Paragraph V "In reference to the discipline of the clergy, we declare that our tradition allows the ordination of both celibate and married men to the priesthood and is the same in the United States as it is throughout the Melkite Church. We affirm the declaration of our Patriarchal Synod that the charisma of celibacy and the celibate priesthood continue to be held in the highest esteem. We look forward, in the near future, to the uninhibited practice of our proper discipline in this country in accordance with Vatican II's Decree on the Eastern Churches, which states that the Eastern Catholic Churches are 'to take pains to return to their ancestral ways, if they have improperly fallen away from them because of time or personage.'
(Par. 6)." In the previous year, 1971, the Holy Synod of the Greek-Melkite Catholic Church at its annual meeting in Ain-Traz, Lebanon, attempted to clarify the relationship between the priesthood and celibacy and marriage. The Synod stated in point 9 of its "Official Teaching": "As regards the question concerning the connection between celibacy and the priesthood, the experience of our Church confirms, as we have already stated, that there is no intrinsic connection between celibacy and the priesthood; the two are distinct charisms. Celibacy, together with the priesthood, is a special way of bearing witness in the Church." The Synod took great pains in its "Official Teaching" to show the advantages of both married and celibate priests and the need for both in today's Melkite Church.

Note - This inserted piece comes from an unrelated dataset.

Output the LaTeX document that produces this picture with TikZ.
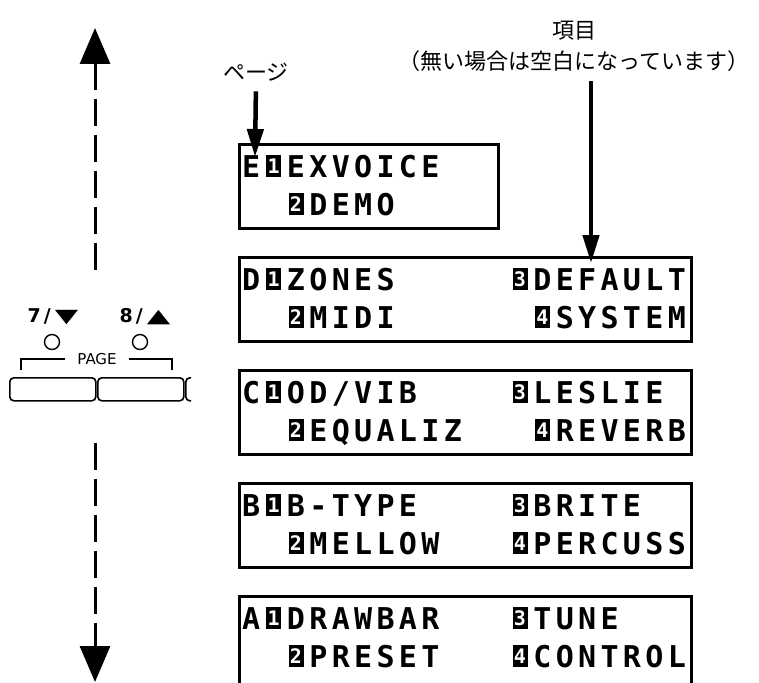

In Europe today, the Greek Catholic Church in Slovakia has been ordaining married men to the priesthood as has been its custom since its origins. This discipline was never voided, even though there was at times a strong tendency to latinization in that region when some Latin hierarchs or strongly latinized Byzantines wanted to impose celibacy in the Greek Catholic Church. The Ukrainian Greek Catholic Church on the territory of Ukraine ordains to the priesthood candidates who are married, and has never stopped, even during the underground period from 1946 to 1989. There had been an attempt to change the traditional discipline for a short period after World War I in Galicia (Western Ukraine). The three bishops there-Metropolitan Andrew Sheptytsky of Lviv, Bishop Josaphat Kotsylovski of Peremyshl and Bishop Gregory Khomyshyn of Stanislaviv-decided to admit to seminaries only candidates who were willing to accept ordination as celibates. However, due to a shortage of suitable candidates, Metropolitan Andrew soon reversed his decision and began to accept candidates who would marry before ordination. The eparchies of Peremyshl and Stanislaviv also could not attract a sufficient number of celibate seminarians. Later, Metropolitan Andrew's successor, Metropolitan Joseph Slipy preferred ordaining celibate candidates. Towards the end of World War II some of the older, married Galician priests fled with their families from the Communists and went to Western Europe and eventually to North America.